2. Be willing to cut your losses
It’s scary, but we must let go of the way we have always done things. Nonprofits have a hard time understanding that their databases of donors, members or potential customers may not be worth anything anymore. Few are comfortable with the prospect of dumping 75 percent, 50 percent or even 20 percent from their rolls, but it’s time to recognize that too much effort is being directed toward prospects who are unlikely to convert. The Pareto principle, or 80/20 rule, tells us that 80 percent of donations typically comes from 20 percent of donors. Accepting this rule of thumb goes a long way toward helping nonprofits and other organizations cut their losses and move forward.
3. Maintain data
Once an organization has established a cutoff point and started anew from data point B, there must be controls in place to assure data remains clean and consistent moving forward. Important steps include doing database merge-purges and simple tasks such as updating email account information to maintain the integrity of the clean data.

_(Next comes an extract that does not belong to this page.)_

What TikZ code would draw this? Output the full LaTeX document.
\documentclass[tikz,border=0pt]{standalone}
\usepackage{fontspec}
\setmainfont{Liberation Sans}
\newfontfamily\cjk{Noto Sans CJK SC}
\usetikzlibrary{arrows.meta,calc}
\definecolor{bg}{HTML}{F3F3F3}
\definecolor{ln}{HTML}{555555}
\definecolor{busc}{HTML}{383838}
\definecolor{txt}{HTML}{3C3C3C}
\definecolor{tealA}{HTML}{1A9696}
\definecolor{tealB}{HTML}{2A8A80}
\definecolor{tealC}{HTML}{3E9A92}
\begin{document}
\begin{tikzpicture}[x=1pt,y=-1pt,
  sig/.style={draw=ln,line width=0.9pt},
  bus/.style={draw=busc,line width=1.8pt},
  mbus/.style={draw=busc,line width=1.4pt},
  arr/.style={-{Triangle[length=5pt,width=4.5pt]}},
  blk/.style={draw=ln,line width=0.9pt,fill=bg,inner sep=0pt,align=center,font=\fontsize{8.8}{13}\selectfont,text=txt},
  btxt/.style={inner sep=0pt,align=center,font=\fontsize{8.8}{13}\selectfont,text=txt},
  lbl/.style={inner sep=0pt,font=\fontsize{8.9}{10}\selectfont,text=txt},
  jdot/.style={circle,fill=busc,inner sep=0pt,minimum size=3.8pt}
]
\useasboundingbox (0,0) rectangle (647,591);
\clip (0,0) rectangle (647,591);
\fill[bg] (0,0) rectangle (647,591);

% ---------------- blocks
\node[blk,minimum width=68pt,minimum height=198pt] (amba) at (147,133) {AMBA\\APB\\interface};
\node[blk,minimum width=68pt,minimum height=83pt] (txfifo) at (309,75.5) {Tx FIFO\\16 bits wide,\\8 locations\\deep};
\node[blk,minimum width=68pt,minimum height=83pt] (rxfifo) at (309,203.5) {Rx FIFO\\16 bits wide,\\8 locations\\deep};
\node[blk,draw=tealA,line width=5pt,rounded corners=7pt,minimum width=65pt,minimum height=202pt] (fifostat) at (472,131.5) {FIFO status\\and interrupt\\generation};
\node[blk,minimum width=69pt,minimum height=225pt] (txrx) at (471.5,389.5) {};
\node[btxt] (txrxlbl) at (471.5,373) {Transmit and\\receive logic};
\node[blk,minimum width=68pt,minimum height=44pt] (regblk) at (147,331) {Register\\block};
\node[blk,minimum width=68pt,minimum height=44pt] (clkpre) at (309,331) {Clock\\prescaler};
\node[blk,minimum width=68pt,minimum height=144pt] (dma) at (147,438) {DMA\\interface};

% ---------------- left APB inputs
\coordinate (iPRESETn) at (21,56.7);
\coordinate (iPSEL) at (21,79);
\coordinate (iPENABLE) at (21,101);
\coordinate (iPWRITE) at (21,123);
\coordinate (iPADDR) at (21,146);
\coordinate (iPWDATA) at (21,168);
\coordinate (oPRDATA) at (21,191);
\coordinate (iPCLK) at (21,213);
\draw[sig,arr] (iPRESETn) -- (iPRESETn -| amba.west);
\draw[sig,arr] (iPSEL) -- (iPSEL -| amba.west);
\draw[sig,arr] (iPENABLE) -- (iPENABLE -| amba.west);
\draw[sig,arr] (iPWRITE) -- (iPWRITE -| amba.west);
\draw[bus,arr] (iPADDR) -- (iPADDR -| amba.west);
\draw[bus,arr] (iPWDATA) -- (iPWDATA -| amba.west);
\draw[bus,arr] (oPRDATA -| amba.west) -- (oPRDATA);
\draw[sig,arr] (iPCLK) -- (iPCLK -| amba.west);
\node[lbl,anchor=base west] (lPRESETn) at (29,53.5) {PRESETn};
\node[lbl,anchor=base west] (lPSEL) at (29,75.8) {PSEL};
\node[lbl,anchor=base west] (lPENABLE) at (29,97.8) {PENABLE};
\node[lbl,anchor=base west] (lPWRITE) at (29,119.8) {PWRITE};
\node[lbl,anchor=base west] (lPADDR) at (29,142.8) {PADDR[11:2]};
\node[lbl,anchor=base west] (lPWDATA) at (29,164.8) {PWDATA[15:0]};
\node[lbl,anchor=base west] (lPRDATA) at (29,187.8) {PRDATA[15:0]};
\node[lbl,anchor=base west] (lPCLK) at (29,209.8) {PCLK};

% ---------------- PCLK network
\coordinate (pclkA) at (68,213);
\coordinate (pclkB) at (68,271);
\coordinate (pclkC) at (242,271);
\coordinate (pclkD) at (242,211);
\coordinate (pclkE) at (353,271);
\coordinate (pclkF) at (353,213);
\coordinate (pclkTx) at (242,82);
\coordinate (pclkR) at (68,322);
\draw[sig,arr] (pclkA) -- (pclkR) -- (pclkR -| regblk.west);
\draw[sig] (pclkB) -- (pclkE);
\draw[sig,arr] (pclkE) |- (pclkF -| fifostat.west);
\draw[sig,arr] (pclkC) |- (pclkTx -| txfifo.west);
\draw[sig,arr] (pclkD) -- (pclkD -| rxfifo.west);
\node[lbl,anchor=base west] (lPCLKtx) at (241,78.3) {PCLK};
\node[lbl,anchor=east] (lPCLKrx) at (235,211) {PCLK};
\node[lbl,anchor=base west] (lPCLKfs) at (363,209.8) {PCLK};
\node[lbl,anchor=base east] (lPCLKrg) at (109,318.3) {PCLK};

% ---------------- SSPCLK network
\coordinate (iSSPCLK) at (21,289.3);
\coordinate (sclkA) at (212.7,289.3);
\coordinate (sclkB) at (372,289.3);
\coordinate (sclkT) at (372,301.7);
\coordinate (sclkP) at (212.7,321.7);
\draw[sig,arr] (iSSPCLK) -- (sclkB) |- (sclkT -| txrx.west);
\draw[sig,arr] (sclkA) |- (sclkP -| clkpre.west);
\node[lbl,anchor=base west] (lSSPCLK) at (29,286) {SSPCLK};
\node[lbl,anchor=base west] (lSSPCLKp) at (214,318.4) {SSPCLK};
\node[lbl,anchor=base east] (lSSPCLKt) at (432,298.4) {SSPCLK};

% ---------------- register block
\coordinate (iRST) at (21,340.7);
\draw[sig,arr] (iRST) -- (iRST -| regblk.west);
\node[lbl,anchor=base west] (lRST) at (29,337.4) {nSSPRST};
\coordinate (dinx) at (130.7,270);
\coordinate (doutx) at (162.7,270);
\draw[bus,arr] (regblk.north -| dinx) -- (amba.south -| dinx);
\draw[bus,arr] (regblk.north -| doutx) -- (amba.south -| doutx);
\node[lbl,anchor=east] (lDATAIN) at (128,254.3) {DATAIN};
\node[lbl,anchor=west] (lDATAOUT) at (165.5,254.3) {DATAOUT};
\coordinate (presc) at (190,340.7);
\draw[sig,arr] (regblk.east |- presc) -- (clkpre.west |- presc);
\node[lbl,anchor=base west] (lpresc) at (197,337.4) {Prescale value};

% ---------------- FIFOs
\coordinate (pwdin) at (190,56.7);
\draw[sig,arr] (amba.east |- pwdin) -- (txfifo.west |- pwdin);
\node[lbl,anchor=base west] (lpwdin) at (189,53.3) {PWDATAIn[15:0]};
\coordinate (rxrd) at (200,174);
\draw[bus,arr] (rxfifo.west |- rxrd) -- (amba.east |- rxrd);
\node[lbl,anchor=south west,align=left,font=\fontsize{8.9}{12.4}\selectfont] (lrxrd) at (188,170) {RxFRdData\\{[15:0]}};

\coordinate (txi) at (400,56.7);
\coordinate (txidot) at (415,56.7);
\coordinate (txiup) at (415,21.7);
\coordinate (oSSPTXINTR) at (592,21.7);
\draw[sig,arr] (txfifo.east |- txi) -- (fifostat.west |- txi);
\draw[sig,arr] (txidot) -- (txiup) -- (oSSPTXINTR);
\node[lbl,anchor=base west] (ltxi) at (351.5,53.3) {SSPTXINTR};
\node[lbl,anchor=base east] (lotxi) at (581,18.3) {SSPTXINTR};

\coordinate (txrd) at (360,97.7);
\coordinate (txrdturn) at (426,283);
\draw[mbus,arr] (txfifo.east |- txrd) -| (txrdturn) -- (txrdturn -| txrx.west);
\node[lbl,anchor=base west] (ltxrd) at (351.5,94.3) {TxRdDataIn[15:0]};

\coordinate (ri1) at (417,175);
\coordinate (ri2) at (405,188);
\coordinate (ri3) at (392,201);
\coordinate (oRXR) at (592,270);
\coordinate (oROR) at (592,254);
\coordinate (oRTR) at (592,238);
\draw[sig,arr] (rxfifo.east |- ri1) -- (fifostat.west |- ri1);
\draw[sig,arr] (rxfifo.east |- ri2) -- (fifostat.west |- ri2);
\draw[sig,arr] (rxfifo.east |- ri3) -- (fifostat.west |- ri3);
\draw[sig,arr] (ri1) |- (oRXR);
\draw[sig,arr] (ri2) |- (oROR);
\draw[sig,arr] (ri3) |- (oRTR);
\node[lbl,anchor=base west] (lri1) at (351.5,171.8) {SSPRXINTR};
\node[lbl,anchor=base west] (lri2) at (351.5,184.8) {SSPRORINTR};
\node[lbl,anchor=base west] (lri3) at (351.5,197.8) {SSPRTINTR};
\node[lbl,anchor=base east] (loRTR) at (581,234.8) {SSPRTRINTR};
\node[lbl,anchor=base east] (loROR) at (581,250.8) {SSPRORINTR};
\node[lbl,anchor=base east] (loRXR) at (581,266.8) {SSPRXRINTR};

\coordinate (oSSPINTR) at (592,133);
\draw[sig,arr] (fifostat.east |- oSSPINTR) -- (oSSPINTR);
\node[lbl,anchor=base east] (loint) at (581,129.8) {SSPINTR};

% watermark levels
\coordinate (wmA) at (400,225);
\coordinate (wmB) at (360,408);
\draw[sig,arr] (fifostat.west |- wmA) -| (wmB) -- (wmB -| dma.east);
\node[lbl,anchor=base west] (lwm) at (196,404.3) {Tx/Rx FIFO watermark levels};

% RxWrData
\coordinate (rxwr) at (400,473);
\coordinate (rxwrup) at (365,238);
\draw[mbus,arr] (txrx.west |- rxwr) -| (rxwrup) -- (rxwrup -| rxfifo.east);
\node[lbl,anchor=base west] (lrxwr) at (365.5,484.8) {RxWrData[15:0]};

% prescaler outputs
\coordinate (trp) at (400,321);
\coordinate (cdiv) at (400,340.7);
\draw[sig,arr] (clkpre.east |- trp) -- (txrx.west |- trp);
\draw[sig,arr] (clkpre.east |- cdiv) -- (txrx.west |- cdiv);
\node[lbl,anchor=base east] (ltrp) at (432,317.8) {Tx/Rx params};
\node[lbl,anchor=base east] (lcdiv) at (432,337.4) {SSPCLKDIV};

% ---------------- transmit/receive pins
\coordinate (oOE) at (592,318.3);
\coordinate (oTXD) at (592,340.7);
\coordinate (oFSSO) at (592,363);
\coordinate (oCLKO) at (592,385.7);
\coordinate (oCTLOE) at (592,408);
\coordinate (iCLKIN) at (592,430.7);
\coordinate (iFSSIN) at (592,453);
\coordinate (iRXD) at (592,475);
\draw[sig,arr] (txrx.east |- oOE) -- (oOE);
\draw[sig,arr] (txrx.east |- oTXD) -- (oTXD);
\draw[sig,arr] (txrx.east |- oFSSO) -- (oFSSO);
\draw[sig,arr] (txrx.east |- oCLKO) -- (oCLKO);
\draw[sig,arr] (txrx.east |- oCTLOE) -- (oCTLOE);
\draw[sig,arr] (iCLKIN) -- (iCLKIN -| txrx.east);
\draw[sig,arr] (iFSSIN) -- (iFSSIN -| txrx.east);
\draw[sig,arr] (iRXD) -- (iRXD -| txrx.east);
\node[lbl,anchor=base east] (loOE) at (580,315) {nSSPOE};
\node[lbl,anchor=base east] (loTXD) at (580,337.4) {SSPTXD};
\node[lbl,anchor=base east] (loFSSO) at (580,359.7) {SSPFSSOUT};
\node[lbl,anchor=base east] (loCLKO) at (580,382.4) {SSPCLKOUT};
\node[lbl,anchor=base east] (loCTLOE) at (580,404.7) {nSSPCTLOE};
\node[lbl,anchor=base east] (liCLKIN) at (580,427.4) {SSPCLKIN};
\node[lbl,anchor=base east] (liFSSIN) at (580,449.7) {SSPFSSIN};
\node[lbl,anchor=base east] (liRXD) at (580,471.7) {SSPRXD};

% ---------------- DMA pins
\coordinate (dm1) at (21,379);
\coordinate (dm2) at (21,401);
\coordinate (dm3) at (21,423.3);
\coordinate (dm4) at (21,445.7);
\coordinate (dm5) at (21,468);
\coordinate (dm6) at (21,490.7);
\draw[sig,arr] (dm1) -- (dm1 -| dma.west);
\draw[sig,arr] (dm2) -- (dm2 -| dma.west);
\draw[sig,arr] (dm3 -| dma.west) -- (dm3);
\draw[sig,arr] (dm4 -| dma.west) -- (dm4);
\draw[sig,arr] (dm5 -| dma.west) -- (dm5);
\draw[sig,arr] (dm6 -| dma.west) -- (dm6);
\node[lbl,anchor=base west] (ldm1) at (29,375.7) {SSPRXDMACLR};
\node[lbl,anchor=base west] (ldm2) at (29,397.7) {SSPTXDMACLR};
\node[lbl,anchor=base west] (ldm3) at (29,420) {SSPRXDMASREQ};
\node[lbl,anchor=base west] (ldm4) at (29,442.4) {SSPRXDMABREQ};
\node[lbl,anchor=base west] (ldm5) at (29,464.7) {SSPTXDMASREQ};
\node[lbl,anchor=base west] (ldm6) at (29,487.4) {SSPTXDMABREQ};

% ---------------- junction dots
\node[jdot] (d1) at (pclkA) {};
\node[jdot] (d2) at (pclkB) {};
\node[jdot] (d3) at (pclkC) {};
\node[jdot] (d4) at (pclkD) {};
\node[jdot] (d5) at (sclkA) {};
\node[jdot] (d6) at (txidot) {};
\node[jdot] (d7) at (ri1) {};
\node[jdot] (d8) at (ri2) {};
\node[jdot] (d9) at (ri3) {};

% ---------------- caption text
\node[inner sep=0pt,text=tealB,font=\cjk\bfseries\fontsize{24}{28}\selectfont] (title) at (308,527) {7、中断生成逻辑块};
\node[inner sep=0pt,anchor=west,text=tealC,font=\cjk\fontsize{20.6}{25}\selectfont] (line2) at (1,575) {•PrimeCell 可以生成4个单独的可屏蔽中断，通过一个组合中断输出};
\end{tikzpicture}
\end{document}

4. Build source code logic
It’s imperative to build comprehensive source code logic that, by channel, tracks conversion (what campaign, what type of creative, what hook, what date, what time of year, etc.). Simply put, there is no such thing as a single-channel donor. No one spends all his or her time using just one medium. Source code builders must think from a consumer or donor standpoint and build a source code logic that is comprehensive and flexible enough to capture as many scenarios as possible. Perhaps 100 percent capture is impossible, but 80 percent is realistic.
The entire process can be labor-intensive. However, if you invest the time and energy up front into building your SOPs and training your staff, the investment of time and resources more than pays for itself over the long run.